理化学研究所とNTT、Fixstars Amplifyらの共同研究グループは、新方式の量子コンピュータの開発に成功した。世界に先駆けた汎用型光量子計算のためのプラットフォームとしている。

量子コンピュータは、量子力学の原理を計算に利用することで、さまざまな問題が超高速で解けると期待され、世界中で激しい開発競争が行なわれている。

共同研究グループは、光方式による新型量子コンピュータを開発。光方式では、従来の量子コンピュータと比べて高速かつ大規模な量子計算が可能になると期待されており、これまで困難であった計算課題の解決など、量子コンピュータ研究を新たなステージに進めることができるという。

インターネットを介したクラウドシステムから利用可能で、当面は共同研究契約を通じて利用することになる。

量子コンピュータは、量子力学の原理に立脚し、量子もつれや量子重ね合わせといった量子の世界の特徴を巧妙に扱うことで、全く新しい方式のコンピュータの実現を期待されている。

その概念は1980年代に提唱され、1990年代に量子コンピュータ特有のアルゴリズムが発見されたことで注目を集めた。2000年代以降はその実現に向け、世界中で基礎研究と応用研究が行なわれている。

近年、小規模な量子コンピュータが実現されクラウドベースで提供されるようになり、理研量子コンピュータ研究センターでも2023年に64量子bitの超伝導型量子コンピュータを整備しクラウド公開している。

量子コンピュータの実現方式には、超伝導、中性原子、イオン、シリコン、光など、多様な候補があるが、光方式の量子コンピュータは、以下の理由から非常に有望な候補の一つとされている。

  1. 計算のクロック周波数(動作周波数)を数百テラヘルツ(THz、1THzは1兆ヘルツ)という光の周波数まで原理的には高められる
  2. 他方式と違いほぼ室温動作が可能
  3. 光多重化技術によりコンパクトなセットアップで大規模計算が可能
  4. 光通信と親和性が高く量子コンピュータネットワークの構築が容易と考えられる

特に光通信で培われた超高速光技術が、光量子コンピュータにとって非常に有用なアセット(資源)であり大きなアドバンテージになる。

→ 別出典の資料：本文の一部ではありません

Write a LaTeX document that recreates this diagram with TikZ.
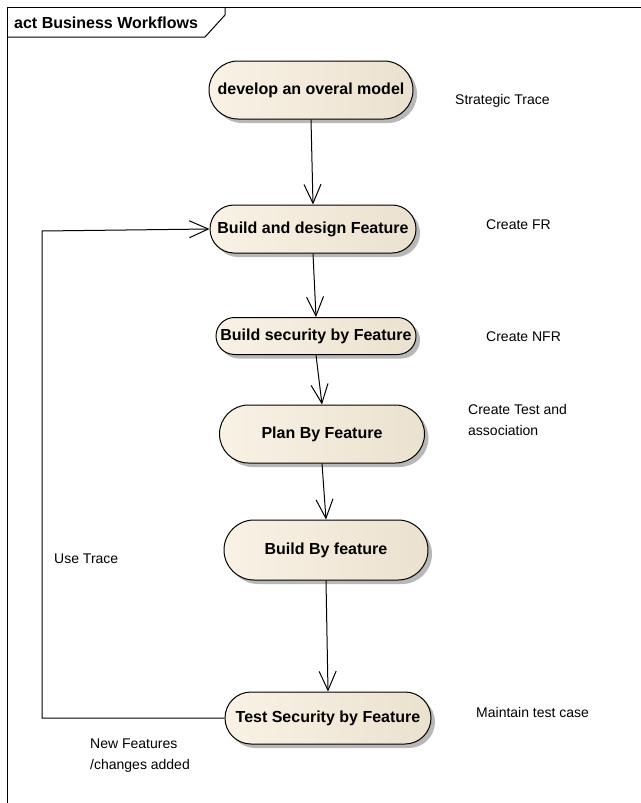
\documentclass[tikz,border=0pt]{standalone}
\usepackage{fontspec}
\setmainfont{Liberation Sans}
\usetikzlibrary{arrows.meta,shapes.misc,shadows}
\definecolor{actL}{HTML}{F9F2E5}
\definecolor{actR}{HTML}{EBE1CF}
\definecolor{shad}{HTML}{B8B8B8}
\begin{document}
\begin{tikzpicture}[x=1pt,y=-1pt,
  action/.style={rounded rectangle, draw=black, line width=1pt,
    left color=actL, right color=actR,
    general shadow={fill=shad, shadow xshift=4pt, shadow yshift=-4pt},
    font=\fontsize{16}{19}\selectfont\bfseries, inner sep=2pt},
  lbl/.style={anchor=west, font=\fontsize{14}{21}\selectfont, align=left, inner sep=0pt},
  flow/.style={line width=1pt, -{Straight Barb[length=19pt,width=17pt,line width=1pt]}},
  lnk/.style={line width=1pt}]
\useasboundingbox (0,0) rectangle (640,803);
\fill[white] (0,0) rectangle (640,803);
% frame
\draw[line width=1pt] (7,820) -- (7,7) -- (660,7);
\draw[line width=1pt] (7,37) -- (205,37) -- (225,15) -- (225,7);
\node[anchor=west, inner sep=0pt, font=\fontsize{16}{19}\selectfont\bfseries] (title) at (14,23) {act Business Workflows};
% nodes
\node[action, minimum width=208pt, minimum height=58pt] (n1) at (311,90) {develop an overal model};
\node[action, minimum width=210pt, minimum height=48pt] (n2) at (313,229) {Build and design Feature};
\node[action, minimum width=204pt, minimum height=37pt] (n3) at (316,336) {Build security by Feature};
\node[action, minimum width=209pt, minimum height=58pt] (n4) at (322,434) {Plan By Feature};
\node[action, minimum width=208pt, minimum height=60pt] (n5) at (326,550) {Build By feature};
\node[action, minimum width=210pt, minimum height=52pt] (n6) at (328,718) {Test Security by Feature};
% labels
\node[lbl] (l1) at (455,101) {Strategic Trace};
\node[lbl] (l2) at (486,225) {Create FR};
\node[lbl] (l3) at (486,337) {Create NFR};
\node[lbl] (l4) at (468,420) {Create Test and\\association};
\node[lbl] (l5) at (54,559) {Use Trace};
\node[lbl] (l6) at (476,712) {Maintain test case};
\node[lbl] (l7) at (90,756) {New Features\\/changes added};
% connectors
\draw[flow] (n1.south) -- (n2.north);
\draw[flow] (n2.south) -- (n3.north);
\draw[flow] (n3.south) -- (n4.north);
\draw[flow] (n4.south) -- (n5.north);
\draw[flow] (n5.south) -- (n6.north);
\coordinate (c1) at (42,718);
\coordinate (c2) at (42,231);
\draw[flow] (n6.west) -- (c1) -- (c2) -- (n2.west);
\end{tikzpicture}
\end{document}
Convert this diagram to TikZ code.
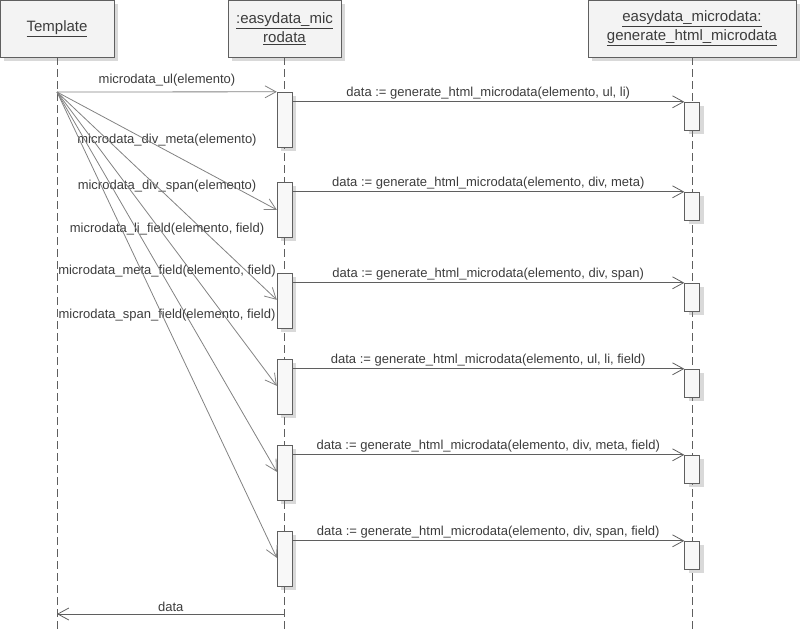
\documentclass[tikz,border=0pt]{standalone}
\usepackage{fontspec}
\setmainfont{Liberation Sans}
\usetikzlibrary{arrows.meta,shadows}
\definecolor{linegray}{RGB}{95,95,95}
\definecolor{callgray}{RGB}{130,130,130}
\definecolor{textgray}{RGB}{60,60,60}
\definecolor{headfill}{RGB}{243,243,243}
\definecolor{actfill}{RGB}{248,248,248}
\begin{document}
\begin{tikzpicture}[x=1pt,y=-1pt,
  shade/.style={drop shadow={opacity=0.3,shadow xshift=4pt,shadow yshift=-4pt}},
  head/.style={draw=linegray,fill=headfill,shade,minimum height=57pt,align=center,text=textgray,font=\fontsize{15}{19}\selectfont},
  act/.style={draw=linegray,fill=actfill,shade,minimum width=15pt,inner sep=0pt},
  life/.style={draw=linegray,dash pattern=on 8pt off 4pt},
  call/.style={draw=callgray,line width=0.8pt,-{Straight Barb[length=11pt,width=12pt]}},
  msg/.style={draw=linegray,line width=0.8pt,-{Straight Barb[length=11pt,width=12pt]}},
  lbl/.style={text=textgray,inner sep=1pt,font=\fontsize{13}{15}\selectfont}]
\useasboundingbox (0,0) rectangle (811,630);
% lifelines
\node[head,minimum width=114pt] (tpl) at (57,28.5) {\underline{Template}};
\node[head,minimum width=113pt] (obj) at (284.5,28.5) {\underline{:easydata\_mic}\\\underline{rodata}};
\node[head,minimum width=208pt] (gen) at (692,28.5) {\underline{easydata\_microdata:}\\\underline{generate\_html\_microdata}};
\draw[life] (tpl.south) -- ++(0,573);
\draw[life] (obj.south) -- ++(0,573);
\draw[life] (gen.south) -- ++(0,573);
\coordinate (src) at (57,92);
% calls
\foreach \i/\y/\d/\ly/\call/\args in {
  1/92/0/80/{microdata\_ul(elemento)}/{ul, li},
  2/182/28/140/{microdata\_div\_meta(elemento)}/{div, meta},
  3/273/27/186/{microdata\_div\_span(elemento)}/{div, span},
  4/359/27/229/{microdata\_li\_field(elemento, field)}/{ul, li, field},
  5/445/27/271/{microdata\_meta\_field(elemento, field)}/{div, meta, field},
  6/531/27/315/{microdata\_span\_field(elemento, field)}/{div, span, field}}{
  \node[act,minimum height=55pt] (a\i) at (284.5,\y+27.5) {};
  \node[act,minimum height=28pt] (b\i) at (692,\y+24) {};
  \node[lbl] (c\i) at (167,\ly) {\call};
  \draw[call] (src) -- ([yshift=-\d pt]a\i.north west);
  \draw[msg] (a\i.east |- b\i.north) -- node[lbl,above=1pt] (m\i) {data := generate\_html\_microdata(elemento, \args)} (b\i.north west);
}
% return
\coordinate (back) at (284.5,614);
\draw[msg] (back) -- node[lbl,above=1pt] (r) {data} (tpl.south |- back);
\end{tikzpicture}
\end{document}
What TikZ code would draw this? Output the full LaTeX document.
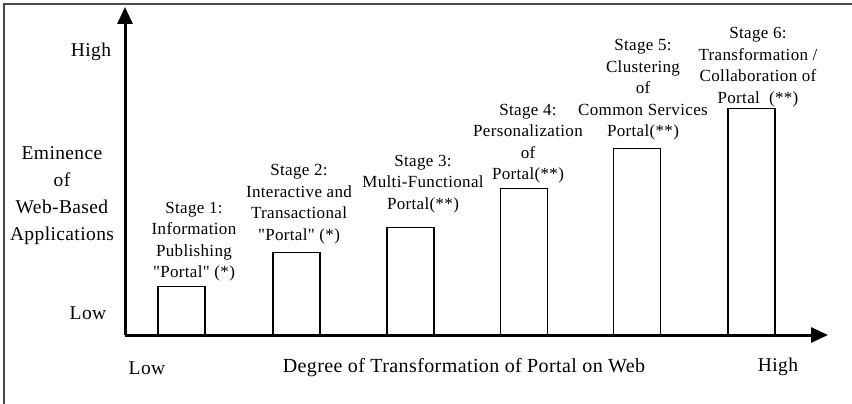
\documentclass[tikz,border=0pt]{standalone}
\usepackage{fontspec}
\setmainfont{Liberation Serif}
\newfontfamily\spaced[LetterSpace=2]{Liberation Serif}
\usetikzlibrary{arrows.meta}
\newcommand{\qq}{\symbol{34}}
\tikzset{
  axis/.style={line width=3pt, -{Triangle[length=17pt,width=15pt]}},
  bar/.style={draw, line width=1.3pt, fill=white, minimum width=47pt, inner sep=0pt, anchor=south},
  stagelbl/.style={align=center, inner sep=0pt, font=\spaced\fontsize{17}{21.5}\selectfont},
  axlbl/.style={align=center, inner sep=0pt, font=\spaced\fontsize{19.5}{27}\selectfont},
  frame/.style={draw=black!70, line width=1.2pt}
}
\begin{document}
\begin{tikzpicture}[x=1pt, y=-1pt]
\useasboundingbox (0,0) rectangle (852,404);
\draw[frame] (4,404) -- (4,4) -- (852,4);
% origin
\coordinate (O) at (125,335);
\coordinate (ytip) at (125,7);
\coordinate (xtip) at (828,335);
% bars
\node[bar, minimum height=48pt] (b1) at (181.5,335) {};
\node[bar, minimum height=82pt] (b2) at (296.5,335) {};
\node[bar, minimum height=107pt] (b3) at (410.5,335) {};
\node[bar, minimum height=146pt] (b4) at (524,335) {};
\node[bar, minimum height=186pt] (b5) at (637,335) {};
\node[bar, minimum height=226pt] (b6) at (751.5,335) {};
% axes
\draw[axis] (O) -- (ytip);
\draw[axis] (O) -- (xtip);
% axis labels
\node[axlbl] (yhigh) at (91,52) {High};
\node[axlbl] (ylow) at (88,313) {Low};
\node[axlbl] (ylabel) at (62,196) {Eminence\\of\\Web-Based\\Applications};
\node[axlbl] (xlow) at (147,368) {Low};
\node[axlbl, font=\spaced\fontsize{20}{24}\selectfont] (xlabel) at (464,368) {Degree of Transformation of Portal on Web};
\node[axlbl] (xhigh) at (778,367) {High};
% stage labels
\node[stagelbl] (s1) at (194,241.5) {Stage 1:\\Information\\Publishing\\\qq Portal\qq\ (*)};
\node[stagelbl] (s2) at (299,204) {Stage 2:\\Interactive and\\Transactional\\\qq Portal\qq\ (*)};
\node[stagelbl] (s3) at (423,184) {Stage 3:\\Multi-Functional\\Portal(**)};
\node[stagelbl] (s4) at (528,143.5) {Stage 4:\\Personalization\\of\\Portal(**)};
\node[stagelbl] (s5) at (643,90) {Stage 5:\\Clustering\\of\\Common Services\\Portal(**)};
\node[stagelbl] (s6) at (758,67) {Stage 6:\\Transformation /\\Collaboration of\\Portal\ \ (**)};
\end{tikzpicture}
\end{document}
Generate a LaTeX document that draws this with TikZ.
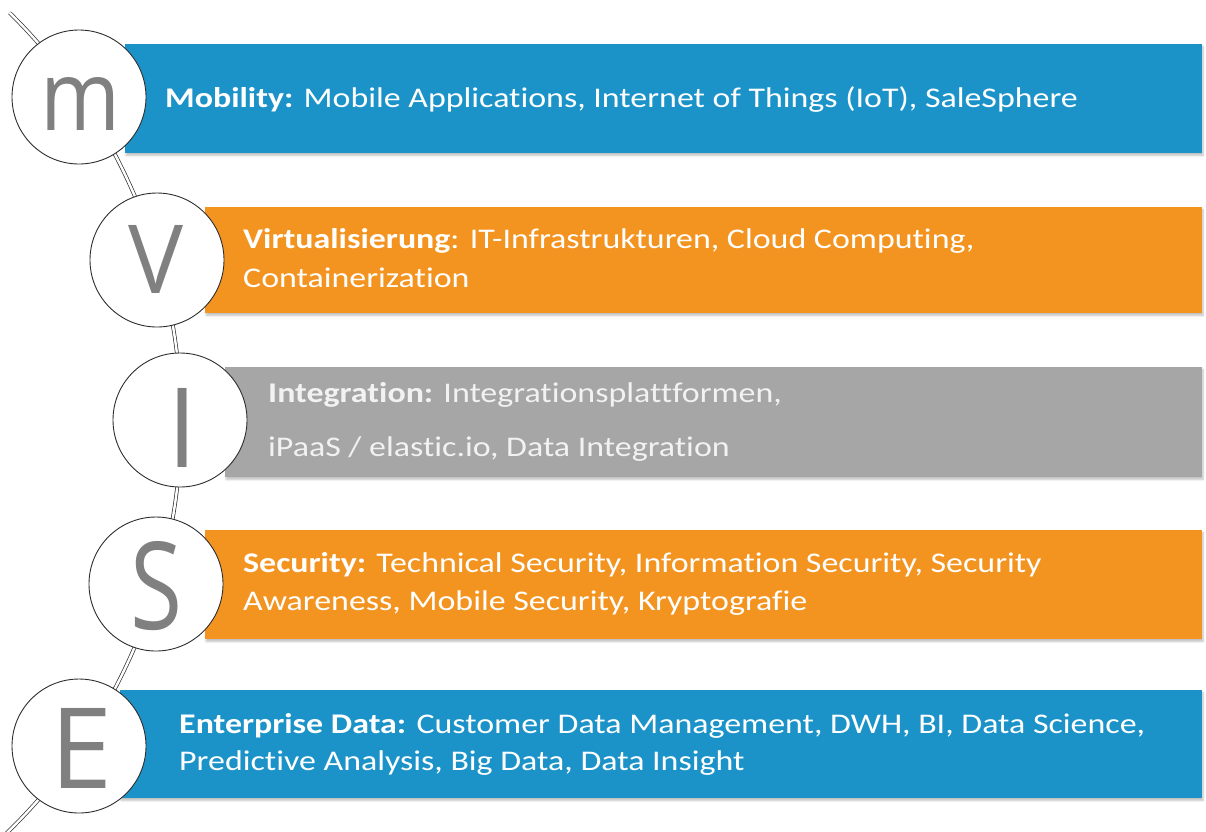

光パラメトリック増幅器とプログラマブルロジックデバイス。左はNTT先端集積デバイス研究所作製の光パラメトリック増幅器。右は光測定器のコントロールと測定値のデータ収集を行なうプログラマブルロジックデバイス

今後はさらに開発を進め、国内の量子計算プラットフォームの利用拡大、量子コンピュータのユースケースの創出、国内量子産業の発展と国際競争力の向上に寄与していく方針。